If you expected the knuckleball to suffer ups and downs in the hands of Steven Wright just as it does in the hands of any other knuckleballer, no matter how expert he may be, you were right. He has, for example, had trouble when contending with certain inhospitable atmospheric conditions. It’s not so much the heat as the humidity.
In late June, NESN told readers:
The Arlington, Texas, humidity wasn’t kind to Steven Wright. The Boston Red Sox knuckleballer, who boasts the American League’s best ERA at 2.18, had arguably his worst start of the season Saturday in a 10-3 loss to the Texas Rangers. While Boston’s defense was responsible for five of Wright’s eight runs, he still didn’t have his best stuff.
And you can partly blame the sticky, 88-degree weather for making it difficult for Wright to grip his already hard-to-control knuckleball.
“I had a tough time throwing the knuckleball for a strike,” Wright said, per The Providence Journal’s Brian MacPherson. “I felt like I couldn’t throw a good one over the plate. I had to rely a lot of my fastball. When I do that, it’s usually not going to be a good day for me.”

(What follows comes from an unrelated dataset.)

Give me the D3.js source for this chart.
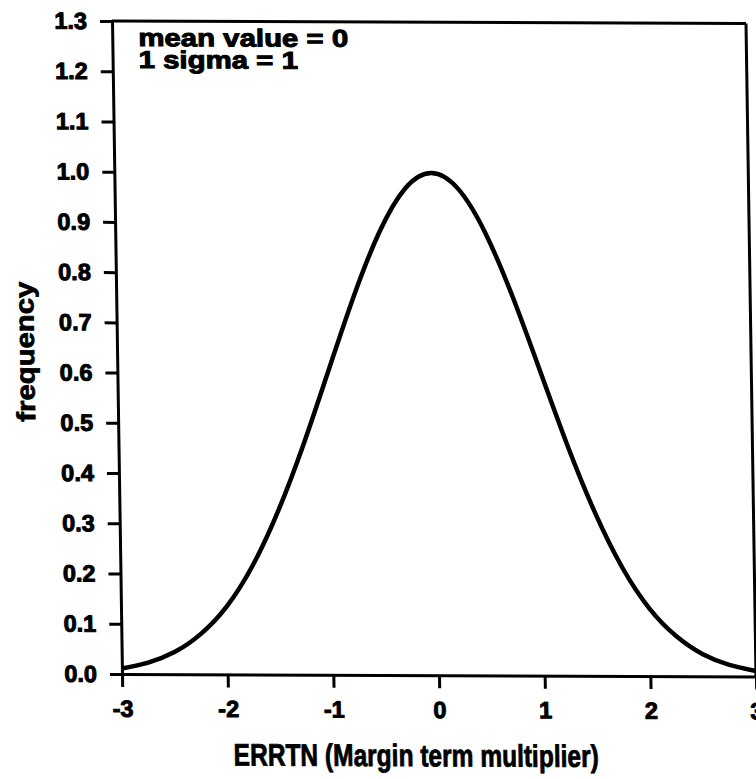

Wright surely would rather take responsibility for his rough outing, but knuckleballers are affected by wet weather more than other pitchers. The 31-year-old’s only other bad start this season saw him give up five runs over 4 1/3 innings against the Houston Astros on May 13, and it’s no coincidence that there was a steady rain falling at Fenway Park that day.
But Wright doesn’t let himself stay knocked down for very long. Like other greats, including great knuckleballers, he has a way of bouncing back from setbacks. (Click here for his stats over the last few years.)
Take his pitching on August 5 in a 9-0 win against the Dodgers game. After a couple of weak innings, Wright went on to pitch a shutout—on the Dodgers’ own turf. And he pitched the whole game himself, rare these days, which of course allowed relief pitchers to be better rested by the time they’d be next called into action. And that makes four complete games by Wright this season—a superstar level matched only by Johnny Cueto, Madison Bumgarner, Clayton Kershaw and Chris Sale this season. No one so far has pitched more than four complete games.
Per Associated Press:
Wright (13-5) was greeted with a big bear hug from Ortiz after he put the finishing touches on his first career shutout.
“It’s definitely nice to do it in a homecoming,” said Wright, whose mom, dad, sister, brother and wife were in attendance. “Watching Dodgers games is what I did growing up. To have an opportunity to pitch here was fun. To be able to throw my first complete-game shutout was icing on the cake.”
Reporting about the same game, here is the Boston Globe’s Peter Abraham:
Wright, who grew up about an hour southeast of Los Angeles, had pitched a few innings at the stadium when he was invited to a tryout by the Dodgers in 2002.
“I loved baseball, so I appreciated all the tradition here,” Wright said. “Once I got drafted I always had it in the back of my mind that I would love to come back here and pitch.”
Given the opportunity, Wright cashed it in. He threw his first career shutout as the Red Sox beat the Dodgers, 9-0.
Wright (13-5) allowed three hits, walked one and struck out nine for his fourth complete game of the season. That dropped his earned run average to 3.01.
“Outstanding. Complete control,” manager John Farrell said….
The Sox won for the fourth time in their last six games….
Wright retired 15 in a row at one point, befuddling the Dodgers. His knuckleball was so effective that when he mixed in a fastball, it was with overwhelmingly positive results.
One of those bumps in the road has come along again. Because of a recent shoulder injury, Wright will miss a start against the Yankees. Fortunately, the injury is minor.
Big picture: Just a year ago, Steven Wright had been riding the minors-to-MLB-and-back-again shuttle. But he kept at and proved his ability and steadfastness, and the Sox gave him his full-time shot. Good investment.